The sound palette that Palmbomen sculpts is, in essence, the emotional core of his music. The lyrics might be hard to understand under layers of pitch-shifting and reverb, but those details are less important than the overall impression. While there’s an experimental lean to Palmbomen’s music, he nonetheless has a strong vision in the studio. (And plenty of beloved hardware: the Panasonic VHS player and Telefunken tape recorder that form the basis of Night Flight Europa are just as vital as his beloved Jupiter 4, DX7 and ARP 2600.) “Production and composition really go together for me,” he explains. “I’m first searching for a sound, then writing some chords, and then looking for a bass that goes under it. I always record wet, with all these effects on the hardware, ’cause I don’t want to go back in the process. It has to be the kind of sound I want to have on the album, otherwise I just don’t want to record it. So I have to feel really sure about it. I have to make decisions right there on the spot.

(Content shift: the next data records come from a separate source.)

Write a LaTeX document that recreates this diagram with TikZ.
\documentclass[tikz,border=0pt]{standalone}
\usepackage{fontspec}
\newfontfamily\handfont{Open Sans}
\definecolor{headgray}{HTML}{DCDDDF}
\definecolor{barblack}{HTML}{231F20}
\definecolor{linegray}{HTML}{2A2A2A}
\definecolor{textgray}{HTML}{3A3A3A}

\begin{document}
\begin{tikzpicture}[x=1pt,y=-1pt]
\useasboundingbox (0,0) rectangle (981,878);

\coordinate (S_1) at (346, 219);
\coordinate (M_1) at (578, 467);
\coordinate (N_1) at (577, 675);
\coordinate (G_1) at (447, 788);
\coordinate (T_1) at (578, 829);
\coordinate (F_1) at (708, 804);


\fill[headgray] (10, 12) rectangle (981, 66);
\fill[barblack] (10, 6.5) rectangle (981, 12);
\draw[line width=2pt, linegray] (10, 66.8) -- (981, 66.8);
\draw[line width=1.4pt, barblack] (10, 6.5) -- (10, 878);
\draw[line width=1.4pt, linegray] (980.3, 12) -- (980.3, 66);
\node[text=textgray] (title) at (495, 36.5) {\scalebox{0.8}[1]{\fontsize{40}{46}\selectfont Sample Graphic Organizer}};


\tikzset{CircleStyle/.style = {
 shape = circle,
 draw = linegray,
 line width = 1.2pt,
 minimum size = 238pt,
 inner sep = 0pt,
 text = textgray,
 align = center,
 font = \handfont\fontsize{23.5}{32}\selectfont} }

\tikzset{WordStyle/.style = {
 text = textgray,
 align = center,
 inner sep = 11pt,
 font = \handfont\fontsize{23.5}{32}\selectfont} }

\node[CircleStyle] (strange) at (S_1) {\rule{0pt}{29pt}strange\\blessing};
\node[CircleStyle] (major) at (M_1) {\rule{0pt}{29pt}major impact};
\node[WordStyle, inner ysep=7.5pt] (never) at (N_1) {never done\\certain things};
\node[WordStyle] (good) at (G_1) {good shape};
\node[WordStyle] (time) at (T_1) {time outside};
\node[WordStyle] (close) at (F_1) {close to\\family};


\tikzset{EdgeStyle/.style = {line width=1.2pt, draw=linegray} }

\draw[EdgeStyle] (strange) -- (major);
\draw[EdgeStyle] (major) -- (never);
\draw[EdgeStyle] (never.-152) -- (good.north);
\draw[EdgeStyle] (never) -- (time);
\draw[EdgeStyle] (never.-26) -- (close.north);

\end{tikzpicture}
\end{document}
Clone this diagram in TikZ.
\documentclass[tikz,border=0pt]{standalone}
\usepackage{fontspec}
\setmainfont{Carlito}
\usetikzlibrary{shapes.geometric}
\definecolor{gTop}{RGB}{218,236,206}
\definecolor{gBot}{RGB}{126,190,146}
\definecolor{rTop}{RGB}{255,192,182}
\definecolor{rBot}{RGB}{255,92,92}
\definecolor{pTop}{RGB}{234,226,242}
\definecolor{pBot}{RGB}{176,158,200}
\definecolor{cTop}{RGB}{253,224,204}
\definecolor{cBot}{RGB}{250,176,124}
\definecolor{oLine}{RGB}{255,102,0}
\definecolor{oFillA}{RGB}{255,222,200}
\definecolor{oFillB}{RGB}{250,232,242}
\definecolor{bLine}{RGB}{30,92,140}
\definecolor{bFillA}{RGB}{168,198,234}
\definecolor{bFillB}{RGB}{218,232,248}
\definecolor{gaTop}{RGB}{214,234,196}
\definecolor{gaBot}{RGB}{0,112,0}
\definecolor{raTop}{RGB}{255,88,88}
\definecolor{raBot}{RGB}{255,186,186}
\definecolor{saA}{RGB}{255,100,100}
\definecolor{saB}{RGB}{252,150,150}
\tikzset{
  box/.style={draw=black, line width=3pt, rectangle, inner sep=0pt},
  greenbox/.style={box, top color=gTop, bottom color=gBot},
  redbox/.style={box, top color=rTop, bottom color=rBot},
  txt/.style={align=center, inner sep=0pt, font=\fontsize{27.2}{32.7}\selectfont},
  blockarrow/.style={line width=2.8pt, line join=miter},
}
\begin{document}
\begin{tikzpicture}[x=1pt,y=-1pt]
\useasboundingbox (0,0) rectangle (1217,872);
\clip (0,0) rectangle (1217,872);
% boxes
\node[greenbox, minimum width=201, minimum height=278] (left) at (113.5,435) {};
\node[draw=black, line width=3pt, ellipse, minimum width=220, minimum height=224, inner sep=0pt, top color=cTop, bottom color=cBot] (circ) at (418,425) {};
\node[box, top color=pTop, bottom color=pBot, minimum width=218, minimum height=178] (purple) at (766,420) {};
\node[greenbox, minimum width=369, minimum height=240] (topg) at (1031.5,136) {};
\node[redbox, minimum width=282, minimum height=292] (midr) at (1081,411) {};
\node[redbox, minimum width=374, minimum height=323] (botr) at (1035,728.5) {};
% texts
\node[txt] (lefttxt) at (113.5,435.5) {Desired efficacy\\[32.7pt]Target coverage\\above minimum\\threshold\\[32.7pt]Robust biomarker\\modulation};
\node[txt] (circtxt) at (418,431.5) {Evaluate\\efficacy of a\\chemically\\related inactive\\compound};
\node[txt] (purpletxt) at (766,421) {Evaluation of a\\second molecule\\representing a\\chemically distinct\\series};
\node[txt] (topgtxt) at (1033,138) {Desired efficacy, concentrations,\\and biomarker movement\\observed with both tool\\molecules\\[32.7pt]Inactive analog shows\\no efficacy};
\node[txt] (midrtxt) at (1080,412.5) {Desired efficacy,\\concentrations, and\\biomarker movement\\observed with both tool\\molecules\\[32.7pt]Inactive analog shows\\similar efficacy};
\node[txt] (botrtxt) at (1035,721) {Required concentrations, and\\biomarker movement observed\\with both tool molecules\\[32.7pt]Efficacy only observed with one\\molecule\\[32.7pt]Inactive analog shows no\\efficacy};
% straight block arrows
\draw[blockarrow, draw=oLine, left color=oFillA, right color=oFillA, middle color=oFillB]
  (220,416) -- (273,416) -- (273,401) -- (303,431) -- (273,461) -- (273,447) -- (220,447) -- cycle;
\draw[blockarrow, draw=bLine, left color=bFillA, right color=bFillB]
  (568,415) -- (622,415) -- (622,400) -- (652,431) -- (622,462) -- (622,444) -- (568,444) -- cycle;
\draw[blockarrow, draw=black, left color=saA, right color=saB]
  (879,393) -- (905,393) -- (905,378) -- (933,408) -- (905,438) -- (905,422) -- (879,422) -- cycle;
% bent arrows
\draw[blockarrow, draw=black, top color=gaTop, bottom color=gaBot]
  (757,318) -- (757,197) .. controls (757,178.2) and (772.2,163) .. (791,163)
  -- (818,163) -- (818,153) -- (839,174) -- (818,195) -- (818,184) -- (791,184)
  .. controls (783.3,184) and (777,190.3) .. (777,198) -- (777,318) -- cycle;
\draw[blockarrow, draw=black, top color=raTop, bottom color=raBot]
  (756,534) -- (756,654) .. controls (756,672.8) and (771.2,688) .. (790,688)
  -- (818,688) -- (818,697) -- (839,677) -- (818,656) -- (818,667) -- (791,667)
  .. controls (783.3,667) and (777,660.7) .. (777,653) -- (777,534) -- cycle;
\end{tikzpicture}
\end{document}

I never think, ‘Oh maybe I’ll go back to that later.’ That means you also have room for happy accidents.”

Wouter Krasser

Hugo says he’s often inspired by memories of family holidays in Southern France: camping trips that would leave him and his four sisters the task of amusing themselves, creating their own imaginary worlds on the lakeshore. “I’ve got a feeling about the area and the stuff we did, and in my songs I’m describing what I see. My parents are both French. My mum is from Alsace and, although I grew up in Holland, I love those surroundings close to Switzerland. A lot of my influences come from that Bayern part of Europe, a lot of krautrock and classical music.”

So while the lilting Hawaiian arpeggios on the album are very real, they’re also based on imagined versions of what those far-off places are actually like. Dutch semi-public access channel TV Oranje did much to drive this minor obsession during Palmoben’s youth. “It was just video clips of this really corny music, made by people in their homes with some Casio keyboard that plays all the parts. They sing about the Costa del Sol and Spanish beaches and that kind of thing. They play on these really out-of-context salsa keyboards, and then the video clip they record is down the local park or the pub or wherever. I find it really inspiring, this longing people have for warmer climates, this longing for a world you can’t have. That’s kind of the concept of Palmbomen I guess, thinking about these distant countries in a dreamy way.”

Listeners familiar with Palmbomen’s 2010 EP Moon Children might recognize that, while his sound has developed, the feeling behind the tracks – that mixture of joy, hope and delusional misery – is still there. “Some people hear the high-pitched vocals as being really happy, which I don’t think they are at all, they’re rather melancholic,” muses Hugo. “That’s the bittersweet feeling behind it, I suppose. These worlds are never really happy. They've always got a twist to them, like Haneke’s movie The Seventh Continent.”

2001: A Space Odyssey

In general, there's a certain widescreen quality to Palmbomen’s world, and it's not just panoramas of sun-bleached wow and flutter. Song titles like “Planete Sauvage” and “The Possibility That Love Is Not Enough” nod towards outer-dimensional landmarks of animation and TV – it would be easy to imagine Palmbomen’s songs cropping up in thrillers like Assault on Precinct 13, They Live or Escape from New York. “I love the films of John Carpenter and the whole atmosphere he makes with his soundtracks,” agrees Palmbomen. “You can really hear that it’s one person using one synthesizer, just building these worlds. I like more the experimental side of synths and sounds for soundtracks. Perhaps an even bigger influence is 2001: A Space Odyssey. I’ve watched that film about eight times while making the album. The whole trip you go into, in terms of aesthetics… that's just really inspiring for me to try and translate that into music.”

Palmbomen will launch his album Friday 25th January at Melkweg, Amsterdam with Legowelt, Anika and Renkas.